▶ [What to do]: Retype the opening lines of the data exactly, stopping after the line that contains "ion_v = [-2.00, -3.49]". Skip every picture.

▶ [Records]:

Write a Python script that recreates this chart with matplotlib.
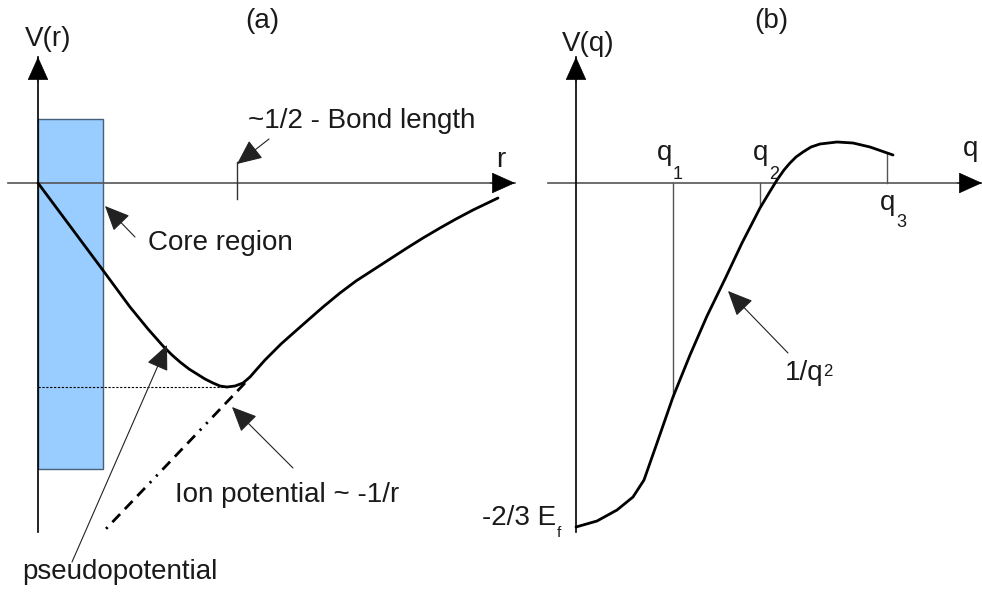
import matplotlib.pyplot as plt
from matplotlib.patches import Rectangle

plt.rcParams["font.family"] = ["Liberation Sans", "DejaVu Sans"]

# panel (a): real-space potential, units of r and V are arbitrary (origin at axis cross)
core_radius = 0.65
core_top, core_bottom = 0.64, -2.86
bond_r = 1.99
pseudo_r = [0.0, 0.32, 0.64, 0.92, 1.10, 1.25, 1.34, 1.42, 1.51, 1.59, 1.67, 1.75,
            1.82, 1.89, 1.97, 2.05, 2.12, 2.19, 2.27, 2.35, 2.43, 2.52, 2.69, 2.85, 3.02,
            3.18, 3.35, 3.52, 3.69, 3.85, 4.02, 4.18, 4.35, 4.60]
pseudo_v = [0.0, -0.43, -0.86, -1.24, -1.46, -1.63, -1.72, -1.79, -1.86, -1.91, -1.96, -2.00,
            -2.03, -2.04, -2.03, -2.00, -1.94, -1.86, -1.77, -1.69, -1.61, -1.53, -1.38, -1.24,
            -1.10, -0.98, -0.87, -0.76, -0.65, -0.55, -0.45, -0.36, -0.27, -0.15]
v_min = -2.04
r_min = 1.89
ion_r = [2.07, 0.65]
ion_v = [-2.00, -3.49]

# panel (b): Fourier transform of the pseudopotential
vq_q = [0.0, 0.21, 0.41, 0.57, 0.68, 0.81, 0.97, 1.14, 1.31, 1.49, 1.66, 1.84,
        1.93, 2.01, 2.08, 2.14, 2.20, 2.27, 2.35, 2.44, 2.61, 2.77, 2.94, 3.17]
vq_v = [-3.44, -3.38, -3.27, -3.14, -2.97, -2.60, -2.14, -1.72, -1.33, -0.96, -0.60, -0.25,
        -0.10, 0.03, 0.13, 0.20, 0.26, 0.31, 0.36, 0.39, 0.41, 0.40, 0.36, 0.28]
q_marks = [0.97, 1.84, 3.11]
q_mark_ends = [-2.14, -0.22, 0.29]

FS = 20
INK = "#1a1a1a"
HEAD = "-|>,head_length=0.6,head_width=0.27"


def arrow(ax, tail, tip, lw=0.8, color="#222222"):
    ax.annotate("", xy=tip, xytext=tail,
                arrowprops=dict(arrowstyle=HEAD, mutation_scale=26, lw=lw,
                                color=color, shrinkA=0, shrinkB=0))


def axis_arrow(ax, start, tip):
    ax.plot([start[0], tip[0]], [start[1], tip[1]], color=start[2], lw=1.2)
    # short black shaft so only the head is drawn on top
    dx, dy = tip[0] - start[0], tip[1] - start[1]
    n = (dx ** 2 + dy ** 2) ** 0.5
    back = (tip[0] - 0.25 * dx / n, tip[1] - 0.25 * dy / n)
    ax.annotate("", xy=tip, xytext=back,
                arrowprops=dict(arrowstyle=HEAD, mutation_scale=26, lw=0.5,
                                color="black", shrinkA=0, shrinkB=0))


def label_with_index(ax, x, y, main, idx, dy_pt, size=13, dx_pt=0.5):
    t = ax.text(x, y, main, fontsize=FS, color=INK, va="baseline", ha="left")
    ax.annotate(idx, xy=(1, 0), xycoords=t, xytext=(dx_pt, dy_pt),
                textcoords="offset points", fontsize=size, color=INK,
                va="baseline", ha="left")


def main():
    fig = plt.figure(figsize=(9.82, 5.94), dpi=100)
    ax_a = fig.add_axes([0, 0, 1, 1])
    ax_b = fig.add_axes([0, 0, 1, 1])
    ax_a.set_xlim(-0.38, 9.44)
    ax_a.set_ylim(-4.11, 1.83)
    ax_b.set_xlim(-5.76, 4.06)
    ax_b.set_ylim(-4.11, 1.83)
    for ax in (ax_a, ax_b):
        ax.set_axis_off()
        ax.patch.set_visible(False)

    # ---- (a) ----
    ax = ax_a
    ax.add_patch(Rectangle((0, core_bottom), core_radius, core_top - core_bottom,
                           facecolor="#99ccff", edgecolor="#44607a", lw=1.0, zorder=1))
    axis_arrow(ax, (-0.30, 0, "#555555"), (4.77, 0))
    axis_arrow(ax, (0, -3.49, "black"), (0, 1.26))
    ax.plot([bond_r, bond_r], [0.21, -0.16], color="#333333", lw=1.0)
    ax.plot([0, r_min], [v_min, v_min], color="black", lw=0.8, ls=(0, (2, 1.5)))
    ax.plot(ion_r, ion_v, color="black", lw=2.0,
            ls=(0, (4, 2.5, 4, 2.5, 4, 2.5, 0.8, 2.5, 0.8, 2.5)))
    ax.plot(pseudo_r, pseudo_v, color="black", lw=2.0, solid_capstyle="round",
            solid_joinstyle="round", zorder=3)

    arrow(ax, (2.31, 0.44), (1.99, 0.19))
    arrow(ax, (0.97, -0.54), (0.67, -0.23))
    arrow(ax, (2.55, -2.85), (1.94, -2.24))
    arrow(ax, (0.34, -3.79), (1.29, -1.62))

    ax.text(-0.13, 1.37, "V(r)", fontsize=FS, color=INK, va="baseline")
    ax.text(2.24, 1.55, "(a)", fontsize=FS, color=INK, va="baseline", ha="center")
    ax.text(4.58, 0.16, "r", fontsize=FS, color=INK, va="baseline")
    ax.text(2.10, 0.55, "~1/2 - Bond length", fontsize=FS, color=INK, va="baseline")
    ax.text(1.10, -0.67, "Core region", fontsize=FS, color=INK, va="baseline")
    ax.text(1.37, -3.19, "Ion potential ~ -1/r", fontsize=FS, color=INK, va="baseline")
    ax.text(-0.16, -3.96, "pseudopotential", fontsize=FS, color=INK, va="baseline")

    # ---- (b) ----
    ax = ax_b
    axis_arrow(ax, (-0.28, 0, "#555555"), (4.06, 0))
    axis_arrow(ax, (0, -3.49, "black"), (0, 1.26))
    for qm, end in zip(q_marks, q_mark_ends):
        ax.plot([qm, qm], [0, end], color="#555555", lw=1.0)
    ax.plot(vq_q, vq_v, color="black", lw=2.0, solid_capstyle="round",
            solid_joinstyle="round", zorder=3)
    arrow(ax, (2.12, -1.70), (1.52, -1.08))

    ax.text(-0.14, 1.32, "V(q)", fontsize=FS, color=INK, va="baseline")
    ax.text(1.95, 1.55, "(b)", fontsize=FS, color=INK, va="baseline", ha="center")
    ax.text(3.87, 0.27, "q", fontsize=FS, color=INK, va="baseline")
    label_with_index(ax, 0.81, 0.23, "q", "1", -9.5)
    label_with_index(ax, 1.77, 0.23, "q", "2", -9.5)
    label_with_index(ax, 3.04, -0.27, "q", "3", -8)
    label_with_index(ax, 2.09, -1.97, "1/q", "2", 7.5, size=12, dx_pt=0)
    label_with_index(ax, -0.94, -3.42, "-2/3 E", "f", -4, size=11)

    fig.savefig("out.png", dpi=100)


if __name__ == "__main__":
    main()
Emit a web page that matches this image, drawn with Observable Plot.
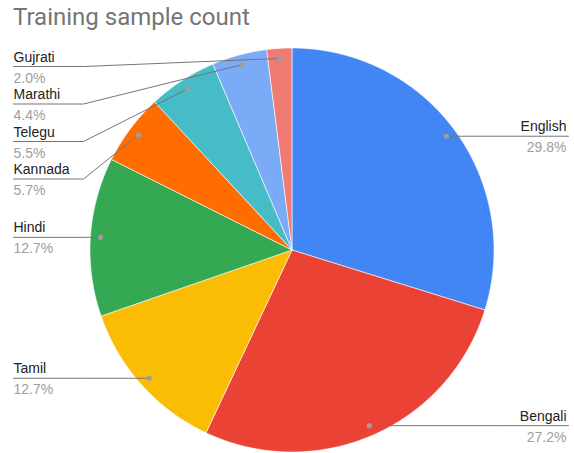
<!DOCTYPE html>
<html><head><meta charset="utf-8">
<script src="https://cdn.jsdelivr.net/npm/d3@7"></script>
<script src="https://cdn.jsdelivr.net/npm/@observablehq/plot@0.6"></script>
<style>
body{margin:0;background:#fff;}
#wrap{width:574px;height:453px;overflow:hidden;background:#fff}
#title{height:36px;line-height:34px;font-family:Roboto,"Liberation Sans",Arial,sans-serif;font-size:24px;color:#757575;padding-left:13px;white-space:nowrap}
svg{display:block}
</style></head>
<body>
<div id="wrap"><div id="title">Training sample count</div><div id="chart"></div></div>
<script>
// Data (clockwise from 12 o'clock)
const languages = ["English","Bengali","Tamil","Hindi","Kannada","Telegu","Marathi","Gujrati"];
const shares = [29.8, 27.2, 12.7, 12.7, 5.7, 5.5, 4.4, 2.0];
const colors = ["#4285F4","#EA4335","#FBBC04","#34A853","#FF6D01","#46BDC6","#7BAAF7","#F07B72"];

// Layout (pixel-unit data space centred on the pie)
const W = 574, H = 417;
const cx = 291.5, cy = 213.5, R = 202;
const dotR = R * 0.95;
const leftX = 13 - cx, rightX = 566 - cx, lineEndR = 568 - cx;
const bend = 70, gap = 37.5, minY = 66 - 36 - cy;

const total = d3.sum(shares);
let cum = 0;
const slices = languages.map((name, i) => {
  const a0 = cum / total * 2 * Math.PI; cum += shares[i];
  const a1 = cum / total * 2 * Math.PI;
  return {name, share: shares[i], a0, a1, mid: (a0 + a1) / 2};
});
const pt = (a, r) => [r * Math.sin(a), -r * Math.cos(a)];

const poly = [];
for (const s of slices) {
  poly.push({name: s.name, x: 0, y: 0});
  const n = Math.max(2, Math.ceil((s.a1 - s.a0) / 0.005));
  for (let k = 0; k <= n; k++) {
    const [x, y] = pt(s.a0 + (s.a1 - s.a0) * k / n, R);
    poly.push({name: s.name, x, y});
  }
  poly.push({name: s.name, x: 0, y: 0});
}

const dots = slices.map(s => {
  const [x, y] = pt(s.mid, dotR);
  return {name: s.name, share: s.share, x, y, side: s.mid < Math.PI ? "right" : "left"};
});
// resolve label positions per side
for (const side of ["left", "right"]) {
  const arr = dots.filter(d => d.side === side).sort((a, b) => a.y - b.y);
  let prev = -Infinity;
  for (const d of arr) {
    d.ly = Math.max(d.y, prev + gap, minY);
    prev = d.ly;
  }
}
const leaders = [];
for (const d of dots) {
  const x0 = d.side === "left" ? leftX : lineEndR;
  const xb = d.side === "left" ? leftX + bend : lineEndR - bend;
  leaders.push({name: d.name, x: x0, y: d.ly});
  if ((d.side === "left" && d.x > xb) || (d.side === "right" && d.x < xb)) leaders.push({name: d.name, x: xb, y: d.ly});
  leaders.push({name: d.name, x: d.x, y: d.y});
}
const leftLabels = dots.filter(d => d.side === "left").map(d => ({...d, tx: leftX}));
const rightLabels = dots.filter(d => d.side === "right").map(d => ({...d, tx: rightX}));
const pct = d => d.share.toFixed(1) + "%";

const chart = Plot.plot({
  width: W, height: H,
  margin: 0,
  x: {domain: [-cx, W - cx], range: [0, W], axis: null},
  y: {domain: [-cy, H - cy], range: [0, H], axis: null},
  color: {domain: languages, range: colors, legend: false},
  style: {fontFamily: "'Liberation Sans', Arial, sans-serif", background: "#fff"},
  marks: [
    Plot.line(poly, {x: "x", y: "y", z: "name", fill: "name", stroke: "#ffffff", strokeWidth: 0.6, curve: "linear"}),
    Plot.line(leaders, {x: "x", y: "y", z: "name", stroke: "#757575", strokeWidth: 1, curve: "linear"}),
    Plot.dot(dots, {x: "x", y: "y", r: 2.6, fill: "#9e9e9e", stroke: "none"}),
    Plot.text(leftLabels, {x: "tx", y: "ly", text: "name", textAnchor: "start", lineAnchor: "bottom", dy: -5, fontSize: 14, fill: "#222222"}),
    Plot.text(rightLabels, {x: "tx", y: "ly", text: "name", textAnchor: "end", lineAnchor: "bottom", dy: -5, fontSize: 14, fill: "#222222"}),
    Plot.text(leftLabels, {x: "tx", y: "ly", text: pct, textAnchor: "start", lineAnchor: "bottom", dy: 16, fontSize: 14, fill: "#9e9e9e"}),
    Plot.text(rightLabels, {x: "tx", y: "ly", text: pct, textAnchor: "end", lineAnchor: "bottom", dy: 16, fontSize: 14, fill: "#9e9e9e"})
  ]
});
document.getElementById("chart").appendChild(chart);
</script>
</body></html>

▶ [Result of the task]:
Write a Python script that recreates this chart with matplotlib.
import matplotlib.pyplot as plt
from matplotlib.patches import Rectangle

plt.rcParams["font.family"] = ["Liberation Sans", "DejaVu Sans"]

# panel (a): real-space potential, units of r and V are arbitrary (origin at axis cross)
core_radius = 0.65
core_top, core_bottom = 0.64, -2.86
bond_r = 1.99
pseudo_r = [0.0, 0.32, 0.64, 0.92, 1.10, 1.25, 1.34, 1.42, 1.51, 1.59, 1.67, 1.75,
            1.82, 1.89, 1.97, 2.05, 2.12, 2.19, 2.27, 2.35, 2.43, 2.52, 2.69, 2.85, 3.02,
            3.18, 3.35, 3.52, 3.69, 3.85, 4.02, 4.18, 4.35, 4.60]
pseudo_v = [0.0, -0.43, -0.86, -1.24, -1.46, -1.63, -1.72, -1.79, -1.86, -1.91, -1.96, -2.00,
            -2.03, -2.04, -2.03, -2.00, -1.94, -1.86, -1.77, -1.69, -1.61, -1.53, -1.38, -1.24,
            -1.10, -0.98, -0.87, -0.76, -0.65, -0.55, -0.45, -0.36, -0.27, -0.15]
v_min = -2.04
r_min = 1.89
ion_r = [2.07, 0.65]
ion_v = [-2.00, -3.49]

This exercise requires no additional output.